● DATA EXTRACT:
|---|
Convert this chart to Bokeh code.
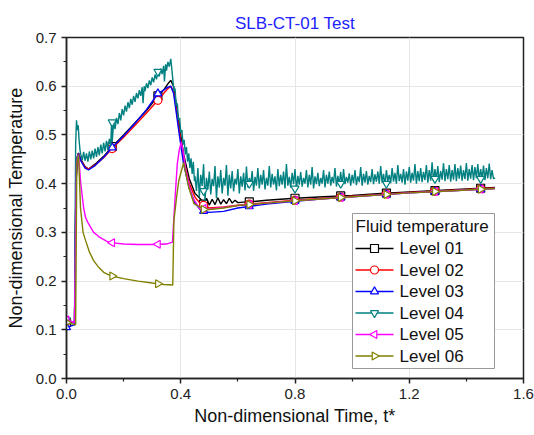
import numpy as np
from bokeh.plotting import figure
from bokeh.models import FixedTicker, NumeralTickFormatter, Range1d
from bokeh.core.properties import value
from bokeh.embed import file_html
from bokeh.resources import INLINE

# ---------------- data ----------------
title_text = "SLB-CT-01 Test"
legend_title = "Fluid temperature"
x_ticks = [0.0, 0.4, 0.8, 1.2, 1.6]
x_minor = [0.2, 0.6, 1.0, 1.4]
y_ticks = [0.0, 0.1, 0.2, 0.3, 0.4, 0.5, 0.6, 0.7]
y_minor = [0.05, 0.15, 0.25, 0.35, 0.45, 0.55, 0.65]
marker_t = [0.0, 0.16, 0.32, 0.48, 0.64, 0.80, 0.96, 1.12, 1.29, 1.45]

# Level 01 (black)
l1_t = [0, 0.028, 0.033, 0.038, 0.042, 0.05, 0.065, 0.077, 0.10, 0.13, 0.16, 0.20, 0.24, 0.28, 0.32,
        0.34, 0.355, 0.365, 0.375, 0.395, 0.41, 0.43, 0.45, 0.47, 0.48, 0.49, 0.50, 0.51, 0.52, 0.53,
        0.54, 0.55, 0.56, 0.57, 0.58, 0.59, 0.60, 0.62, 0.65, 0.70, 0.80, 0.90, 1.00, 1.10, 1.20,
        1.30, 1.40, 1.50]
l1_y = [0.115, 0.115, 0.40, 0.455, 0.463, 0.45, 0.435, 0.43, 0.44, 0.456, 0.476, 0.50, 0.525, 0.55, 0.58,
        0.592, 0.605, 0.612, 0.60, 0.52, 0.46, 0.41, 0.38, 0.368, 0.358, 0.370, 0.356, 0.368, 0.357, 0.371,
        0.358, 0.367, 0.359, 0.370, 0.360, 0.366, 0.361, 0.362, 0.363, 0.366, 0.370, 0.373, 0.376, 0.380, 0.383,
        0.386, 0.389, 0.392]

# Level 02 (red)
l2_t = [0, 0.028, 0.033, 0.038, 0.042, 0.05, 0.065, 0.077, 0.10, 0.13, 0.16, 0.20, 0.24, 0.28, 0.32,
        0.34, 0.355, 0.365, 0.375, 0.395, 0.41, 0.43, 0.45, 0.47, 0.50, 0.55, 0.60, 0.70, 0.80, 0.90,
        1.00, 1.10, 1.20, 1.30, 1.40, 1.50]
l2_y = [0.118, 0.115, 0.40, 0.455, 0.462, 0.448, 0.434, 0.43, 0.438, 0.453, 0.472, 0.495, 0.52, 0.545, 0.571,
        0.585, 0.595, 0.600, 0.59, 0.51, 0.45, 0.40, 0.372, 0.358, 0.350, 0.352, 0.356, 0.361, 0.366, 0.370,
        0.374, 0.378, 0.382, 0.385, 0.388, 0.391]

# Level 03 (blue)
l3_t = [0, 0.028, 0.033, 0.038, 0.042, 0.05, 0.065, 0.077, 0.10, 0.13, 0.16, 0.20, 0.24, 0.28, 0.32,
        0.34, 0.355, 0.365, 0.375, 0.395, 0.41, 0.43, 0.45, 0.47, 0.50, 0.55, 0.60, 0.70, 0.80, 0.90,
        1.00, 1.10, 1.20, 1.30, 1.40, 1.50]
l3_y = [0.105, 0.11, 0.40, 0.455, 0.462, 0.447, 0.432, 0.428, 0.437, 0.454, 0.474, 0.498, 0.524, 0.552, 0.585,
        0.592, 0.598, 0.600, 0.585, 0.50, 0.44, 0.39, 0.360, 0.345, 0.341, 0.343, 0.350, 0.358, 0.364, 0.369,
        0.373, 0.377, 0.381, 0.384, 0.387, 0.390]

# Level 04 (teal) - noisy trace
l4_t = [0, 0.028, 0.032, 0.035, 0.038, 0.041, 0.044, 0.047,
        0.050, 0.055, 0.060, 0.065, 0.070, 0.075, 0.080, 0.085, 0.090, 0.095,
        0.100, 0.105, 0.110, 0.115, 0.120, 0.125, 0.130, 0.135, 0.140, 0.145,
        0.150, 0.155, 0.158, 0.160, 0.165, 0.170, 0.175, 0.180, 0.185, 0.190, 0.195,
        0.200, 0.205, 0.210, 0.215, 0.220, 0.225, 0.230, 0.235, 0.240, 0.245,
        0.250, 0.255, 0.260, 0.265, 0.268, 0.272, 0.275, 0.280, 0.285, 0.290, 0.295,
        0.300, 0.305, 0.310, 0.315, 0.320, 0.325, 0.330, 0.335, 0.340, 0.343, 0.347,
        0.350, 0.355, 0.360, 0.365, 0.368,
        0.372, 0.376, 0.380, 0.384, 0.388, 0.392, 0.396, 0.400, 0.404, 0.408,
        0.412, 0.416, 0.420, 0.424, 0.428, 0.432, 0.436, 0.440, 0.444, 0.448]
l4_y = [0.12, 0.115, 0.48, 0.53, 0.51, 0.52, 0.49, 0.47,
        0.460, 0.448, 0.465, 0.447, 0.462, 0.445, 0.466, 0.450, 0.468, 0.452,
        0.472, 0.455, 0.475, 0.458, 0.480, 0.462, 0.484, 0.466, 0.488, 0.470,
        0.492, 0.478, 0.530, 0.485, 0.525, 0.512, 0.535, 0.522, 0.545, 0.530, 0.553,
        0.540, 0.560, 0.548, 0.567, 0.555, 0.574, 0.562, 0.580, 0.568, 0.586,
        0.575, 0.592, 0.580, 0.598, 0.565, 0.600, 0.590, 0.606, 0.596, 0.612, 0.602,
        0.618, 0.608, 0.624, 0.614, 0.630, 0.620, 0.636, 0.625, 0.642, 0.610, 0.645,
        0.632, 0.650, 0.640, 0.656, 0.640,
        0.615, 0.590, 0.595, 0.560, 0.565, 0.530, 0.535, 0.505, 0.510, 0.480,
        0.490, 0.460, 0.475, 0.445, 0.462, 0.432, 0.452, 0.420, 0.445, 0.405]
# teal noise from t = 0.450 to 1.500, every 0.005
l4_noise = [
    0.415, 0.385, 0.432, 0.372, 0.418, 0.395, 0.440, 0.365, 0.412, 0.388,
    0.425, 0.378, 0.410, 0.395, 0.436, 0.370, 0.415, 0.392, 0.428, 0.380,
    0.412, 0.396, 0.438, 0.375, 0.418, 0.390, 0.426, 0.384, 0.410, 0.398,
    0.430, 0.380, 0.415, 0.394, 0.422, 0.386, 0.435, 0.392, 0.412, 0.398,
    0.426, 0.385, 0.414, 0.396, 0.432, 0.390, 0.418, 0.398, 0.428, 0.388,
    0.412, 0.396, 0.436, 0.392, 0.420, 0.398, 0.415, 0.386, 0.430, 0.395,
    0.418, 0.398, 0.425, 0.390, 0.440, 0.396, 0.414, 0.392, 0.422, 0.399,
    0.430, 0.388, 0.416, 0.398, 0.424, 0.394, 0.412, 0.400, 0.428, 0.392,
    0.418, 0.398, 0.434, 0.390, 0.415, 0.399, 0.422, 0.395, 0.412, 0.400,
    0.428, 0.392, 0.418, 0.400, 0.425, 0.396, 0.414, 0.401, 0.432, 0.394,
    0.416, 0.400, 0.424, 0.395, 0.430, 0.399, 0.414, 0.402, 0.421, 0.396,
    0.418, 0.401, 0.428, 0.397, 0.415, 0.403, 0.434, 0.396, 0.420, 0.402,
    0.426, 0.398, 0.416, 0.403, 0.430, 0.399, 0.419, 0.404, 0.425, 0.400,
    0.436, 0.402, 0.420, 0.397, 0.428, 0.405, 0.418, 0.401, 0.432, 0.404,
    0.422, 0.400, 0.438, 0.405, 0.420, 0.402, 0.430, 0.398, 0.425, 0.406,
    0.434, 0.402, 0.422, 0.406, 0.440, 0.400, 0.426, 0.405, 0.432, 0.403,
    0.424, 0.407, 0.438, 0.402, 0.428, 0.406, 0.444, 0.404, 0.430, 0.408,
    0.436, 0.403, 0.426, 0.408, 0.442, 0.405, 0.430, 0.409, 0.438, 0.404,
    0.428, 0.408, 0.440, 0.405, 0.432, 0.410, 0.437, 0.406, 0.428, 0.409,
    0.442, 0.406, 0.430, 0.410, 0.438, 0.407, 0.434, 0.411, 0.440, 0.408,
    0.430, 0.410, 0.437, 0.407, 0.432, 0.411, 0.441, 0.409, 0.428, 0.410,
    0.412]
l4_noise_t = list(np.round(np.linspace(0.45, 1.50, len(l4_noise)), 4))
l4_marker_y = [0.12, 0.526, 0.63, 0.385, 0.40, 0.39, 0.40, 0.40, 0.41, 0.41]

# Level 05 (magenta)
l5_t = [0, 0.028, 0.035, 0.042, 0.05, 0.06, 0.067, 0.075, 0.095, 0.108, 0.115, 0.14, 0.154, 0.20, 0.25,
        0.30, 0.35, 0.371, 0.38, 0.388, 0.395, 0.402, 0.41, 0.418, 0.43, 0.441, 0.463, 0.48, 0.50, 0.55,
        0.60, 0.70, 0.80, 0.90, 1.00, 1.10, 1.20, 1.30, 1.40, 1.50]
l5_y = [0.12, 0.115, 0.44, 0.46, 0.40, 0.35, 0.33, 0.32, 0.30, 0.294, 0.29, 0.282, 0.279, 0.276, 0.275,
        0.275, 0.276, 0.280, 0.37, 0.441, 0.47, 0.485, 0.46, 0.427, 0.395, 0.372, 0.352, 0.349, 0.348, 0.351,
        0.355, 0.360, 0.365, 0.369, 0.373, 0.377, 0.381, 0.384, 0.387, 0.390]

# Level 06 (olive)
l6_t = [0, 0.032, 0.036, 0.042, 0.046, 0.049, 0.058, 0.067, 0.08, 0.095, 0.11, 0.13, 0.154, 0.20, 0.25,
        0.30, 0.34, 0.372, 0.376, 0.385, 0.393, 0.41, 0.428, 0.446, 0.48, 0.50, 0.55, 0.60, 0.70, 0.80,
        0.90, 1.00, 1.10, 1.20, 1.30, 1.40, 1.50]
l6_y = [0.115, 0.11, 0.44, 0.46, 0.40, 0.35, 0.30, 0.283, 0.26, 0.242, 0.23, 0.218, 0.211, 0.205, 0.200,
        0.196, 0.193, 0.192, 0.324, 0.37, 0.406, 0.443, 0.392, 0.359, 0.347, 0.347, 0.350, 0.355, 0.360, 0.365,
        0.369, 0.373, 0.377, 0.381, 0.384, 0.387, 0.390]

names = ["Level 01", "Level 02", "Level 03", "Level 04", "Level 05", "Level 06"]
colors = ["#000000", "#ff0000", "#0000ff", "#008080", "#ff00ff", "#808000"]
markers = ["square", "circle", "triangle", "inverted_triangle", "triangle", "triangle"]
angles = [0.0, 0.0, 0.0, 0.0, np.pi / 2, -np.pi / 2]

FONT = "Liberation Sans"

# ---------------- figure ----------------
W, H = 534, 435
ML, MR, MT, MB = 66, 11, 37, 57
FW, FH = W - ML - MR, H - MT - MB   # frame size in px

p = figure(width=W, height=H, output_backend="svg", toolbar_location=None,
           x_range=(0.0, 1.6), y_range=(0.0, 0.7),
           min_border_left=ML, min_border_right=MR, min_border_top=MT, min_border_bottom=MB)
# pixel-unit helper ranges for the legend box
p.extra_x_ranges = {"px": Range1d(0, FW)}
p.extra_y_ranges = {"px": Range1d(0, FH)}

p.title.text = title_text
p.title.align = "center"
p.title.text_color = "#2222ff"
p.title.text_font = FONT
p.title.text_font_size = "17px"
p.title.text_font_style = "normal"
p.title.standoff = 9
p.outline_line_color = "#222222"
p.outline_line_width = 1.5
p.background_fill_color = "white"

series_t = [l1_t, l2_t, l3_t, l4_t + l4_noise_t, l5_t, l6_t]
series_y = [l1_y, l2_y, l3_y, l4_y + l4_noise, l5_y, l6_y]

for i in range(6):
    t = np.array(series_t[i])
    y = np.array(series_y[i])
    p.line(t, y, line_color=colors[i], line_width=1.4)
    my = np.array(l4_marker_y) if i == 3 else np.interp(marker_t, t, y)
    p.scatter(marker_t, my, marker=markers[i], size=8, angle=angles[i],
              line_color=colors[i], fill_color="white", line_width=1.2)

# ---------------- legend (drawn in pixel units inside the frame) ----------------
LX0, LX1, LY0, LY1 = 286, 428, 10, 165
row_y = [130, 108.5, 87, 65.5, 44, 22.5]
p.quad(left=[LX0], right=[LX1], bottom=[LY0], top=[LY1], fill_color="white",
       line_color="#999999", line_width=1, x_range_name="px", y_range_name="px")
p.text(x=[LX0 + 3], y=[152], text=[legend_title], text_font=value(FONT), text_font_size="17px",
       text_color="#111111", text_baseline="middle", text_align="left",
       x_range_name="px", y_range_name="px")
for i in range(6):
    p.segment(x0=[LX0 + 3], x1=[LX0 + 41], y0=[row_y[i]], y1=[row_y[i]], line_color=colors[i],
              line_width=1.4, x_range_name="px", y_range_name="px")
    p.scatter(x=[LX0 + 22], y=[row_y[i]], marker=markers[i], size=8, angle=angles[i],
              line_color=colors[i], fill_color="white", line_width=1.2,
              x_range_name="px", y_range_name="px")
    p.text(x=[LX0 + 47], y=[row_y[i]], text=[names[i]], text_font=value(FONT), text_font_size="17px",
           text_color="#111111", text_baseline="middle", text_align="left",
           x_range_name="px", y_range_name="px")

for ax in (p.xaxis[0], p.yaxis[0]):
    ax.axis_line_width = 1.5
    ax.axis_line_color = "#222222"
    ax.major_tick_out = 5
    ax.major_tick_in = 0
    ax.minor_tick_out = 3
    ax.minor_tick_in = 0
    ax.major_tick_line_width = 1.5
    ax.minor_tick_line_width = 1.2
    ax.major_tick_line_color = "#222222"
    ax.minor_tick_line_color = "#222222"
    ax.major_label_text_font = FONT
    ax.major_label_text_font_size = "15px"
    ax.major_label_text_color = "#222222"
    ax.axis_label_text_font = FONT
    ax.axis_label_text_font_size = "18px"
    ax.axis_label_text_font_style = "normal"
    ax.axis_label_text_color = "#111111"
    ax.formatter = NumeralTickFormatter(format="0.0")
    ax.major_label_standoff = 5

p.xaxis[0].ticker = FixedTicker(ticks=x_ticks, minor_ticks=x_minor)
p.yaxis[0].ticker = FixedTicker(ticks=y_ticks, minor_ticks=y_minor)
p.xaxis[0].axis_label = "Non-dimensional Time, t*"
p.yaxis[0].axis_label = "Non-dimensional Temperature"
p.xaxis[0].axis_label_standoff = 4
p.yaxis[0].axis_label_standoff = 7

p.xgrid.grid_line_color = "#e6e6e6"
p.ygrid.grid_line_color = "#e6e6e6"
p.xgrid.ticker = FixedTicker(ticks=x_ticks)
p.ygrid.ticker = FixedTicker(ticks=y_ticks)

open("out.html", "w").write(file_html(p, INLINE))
|---|
● GIVEN REQUEST:
Return, unchanged, the lines from the first line of the material through the line that holds "1.12, 1.29, 1.45]", inclusive, omitting pictures.

● SOLUTION TO THE EXERCISE:
Convert this chart to Bokeh code.
import numpy as np
from bokeh.plotting import figure
from bokeh.models import FixedTicker, NumeralTickFormatter, Range1d
from bokeh.core.properties import value
from bokeh.embed import file_html
from bokeh.resources import INLINE

# ---------------- data ----------------
title_text = "SLB-CT-01 Test"
legend_title = "Fluid temperature"
x_ticks = [0.0, 0.4, 0.8, 1.2, 1.6]
x_minor = [0.2, 0.6, 1.0, 1.4]
y_ticks = [0.0, 0.1, 0.2, 0.3, 0.4, 0.5, 0.6, 0.7]
y_minor = [0.05, 0.15, 0.25, 0.35, 0.45, 0.55, 0.65]
marker_t = [0.0, 0.16, 0.32, 0.48, 0.64, 0.80, 0.96, 1.12, 1.29, 1.45]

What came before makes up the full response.